Slavery existed long before Exodus was written - and still exists to this day - and God is no less serious about it. So if God values life, and reserves the death penalty for stealing and enslaving other humans, how were people able to acquire slaves in the Bible? And why does the Bible instruct on how to care for slaves? Is the Bible pro-slavery? These are all valid questions? 

Andy Judd, a professor at Ridley College in Melbourne does a fantastic job of bifurcating the two main origin points of slavery in the Bible; debt/bankruptcy, and abduction. 

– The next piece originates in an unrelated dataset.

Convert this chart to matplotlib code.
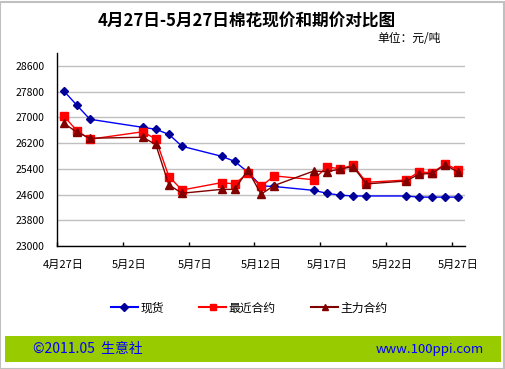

“Say you went bankrupt and you’d already sold the farm. Your options at this point were simple: you and your children could starve to death, or you use the only thing you had left (your labour) to pay off your debt and try to get back on your feet. Under this kind of arrangement you would voluntarily and temporarily become part of someone else’s family business, working alongside them and their children for a limited period of time to pay off your debt.”

This is so culturally distant from where we are today that it’s a bit hard for us to imagine, but it really shouldn’t be. These Biblical days were far more savage than what we experience today, and life could come down to “work-or-die” scenarios. Today we can get credit, change jobs, use GoFundMe, declare bankruptcy, etc… In fact, we do enslave ourselves to credit cards, oppressive mortgages, and student loans. We sell our labor and even gain side-hustles to pay them off. So, when we stand back and squint our eyes, we aren’t too far off from debt-bondage ourselves. You might be free, but not free enough to stop making payments. 

So back to the original issue: Why are there so many instructions to interacting with slaves if God prohibits it? 

According to Judd, God “made some concessions to ameliorate an imperfect reality: the slave trade was death penalty material, but for now you could still do bankruptcy-slavery.” Bankruptcy-slavery isn’t even close to the trans-Atlantic slave trade our country took part in. Bankruptcy-slavery had rights - barely suited for the cultural baggage we apply to the word “slavery” today. 

Again, Judd notes, “as a Hebrew bankruptcy slave you kept your rights and dignity even while you worked temporarily for someone else:

  • You could bring lawsuits against your master for mistreatment (other ancient law codes allowed masters to sue other people for harming their slaves, but nobody else let slaves take their masters to court!).
  • Your master owned your time and labour but not your body (if they damaged even one tooth of your body you walked free immediately).
  • Your master owned your time and labour but not your soul. You had the right to a religious life, including a day off for the Sabbath, and you retained your identity and protection as part of your family and broader community. 
  • Israelite towns were commanded to give refuge to runaway slaves … if you didn’t like the way you were being treated you could simply walk to the next town…In any sane slave-owning society, escaped slaves would be punished severely and returned to their masters… But in Israel, if you didn’t like the way you were being treated you could simply walk to the next town and they would be obliged to protect you…

So again, if slavery was voluntary, time-bound, and allowed one to slip from one town to another upon mistreatment, are you really a slave as we understand the word today? No. God made deep provision for those who were financially in contract to pay themselves out of bankruptcy. 

So, are the passages in the Bible instructing slave-holders a compromise? Judd says yes. “On the one hand, God accepts that for the time being there will be some forms of slavery within Israel—and gives judgments that reflect that fact and try to limit its worst excesses. At the same time, God’s laws lock in the destination of the total abolition of slavery. They make crystal clear that, while you can buy someone’s time and labour, you can never own another human being.”

We see similar compromise in the realm of divorce, as Jesus says, “Moses permitted you to divorce your wives because your hearts were hard” (Matthew 19.8). God hates divorce, but made provisions for women in horrible situations. Experts in Jewish law knew how to “game the system” in divorce and damage women, so God made a concession for the sake of women. The divorce option that God granted the Israelites testifies to man's sinfulness.

When I read the Bible, I kind of wish Paul or Moses would have spoken directly to all slavery forms from an abolitionist position. That seems to make sense to me, but the laws handed to us in God’s words are not just for us to shape a utopia, but a revelation of what justice looks like embedded in a corrupt and unrighteous system. 

Eventually, Christianity destroyed abduction-slavery (and still strives to do so), but it all began back in Exodus as we see God’s heart towards those who cry out for freedom. The reason our hearts crack when we think of slavery is because God encoded such feelings in us all. We all understand that mankind is in the treasured image of God, even if we deny God. Our hearts are also crafted to long for total emancipation from the heart’s slavery to disobedience. Jesus came to free a larger nation from slavery. 

So next time you hear that God is pro-slave trade, it comes from a place of misunderstanding the scripture, God’s heart, and even the role of the law’s entrance into messy and corrupted times. God is not okay with destroying the integrity and life of people based on race.